The first and so far the most significant outcome of the reforms of state regulation pursued by the new president’s administrative office and cabinet (and presented to the public as the program for de-bureaucratisation of economy) was the approval of a package of three laws. Those are the laws: “On registration of companies” (it introduces the single-window principle for registration, and substantially cuts registration costs); “On the licensing of certain types of activities” (a new version of the law reducing the number of licensed types of businesses), and “On the protection of rights of legal entities and individual entrepreneurs subject to state control (supervision)” (it has made certain types of controls more formalised).
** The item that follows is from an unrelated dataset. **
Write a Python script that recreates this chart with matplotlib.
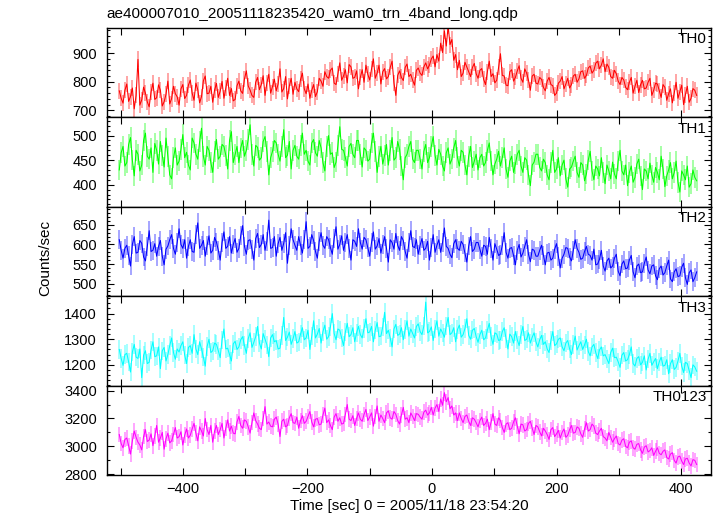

The laws were signed by the president on 8 August 2001, and at the time when this paper was written had been in effect slightly more than one month.

Box: Main stages of Regulation reforms in Russia between 1990 and 2000

Period of piecemeal reforms in 1987 - 1991

Law on State Enterprise

Law on Co-operatives

Political reform

Outcome: manageability lost

Period of radical reforms in 1991 – 1993

The onset of reforms; a new structure of the government devoid of most of the sectoral ministries (Presidential Decree No 172 of 6 November 1991)

Law on Competition, Law on Privatisation, Law on Militia (1991)

Law on consumer rights (1992)

Privatisation decrees (particularly, Nos 66 and 721 of 1992)

Decree 1400 of 21 September 1993

The Constitution of 12 December 1993

Onset of stabilisation between 1994 and 1996

Approval of codes: Civil Code, Parts One and Two; Criminal Code; Arbitration Procedure Code.

Approval of the federal constitutional laws on the judiciary system and the constitutional court

Law on the Fundamentals of Civil Service

Stabilisation of the rouble, deepening budgetary crisis

Law on budgetary classification

False “window of opportunity” (an attempt to continue with radical reforms) in 1996 - August 1998

The onset of reform in the housing and communal utilities sector

Sequestered budget

An attempt at the defence reform

Attempted tax reform, approval of Part One of the Tax Code; approval of the Budgetary Code

Law on Judiciary Department of the Supreme Court

Draft law “On the licensing of certain activities” (approved in September 1998)

Federal Constitutional Law “On Government“

Parliamentary Majority Government, September 1998 - May 1999

Approval of the first zero-deficit budget (for 1999)

Completed political stabilisation, May 1999 – present

The first package of laws on deregulation of economy

Decisions taken on the reform of railroads; debates on the reform in power sector and gas industry

Onset of the judiciary reform

Tax reform: Part Two of the Tax Code

The 1992 reforms and mass privatisation as general deregulation

Despite a number of widely discussed inefficiencies, the abolishment of the old administrative system did not lead to any catastrophic consequences, but instead ensured a better manageability of the public service, provided one makes comparison not with the situation in the 70-s (which is not correct), but with the end of 1991.

Although the authorities continued to actively interfere in the processes of property redistribution, not always did they succeed. There was a growing proportion of outsiders in most of privatised companies, pointing, on the one hand, to the urgency of the judiciary reform capable of protecting private rights and interests, and to the need to improve specialised legislation on securities and joint-stock companies[9]. On the other hand, those developments demonstrated the effectiveness of fundamental laws, and the advantages of the democratic statehood, albeit weak and transitional, before an authoritarian model.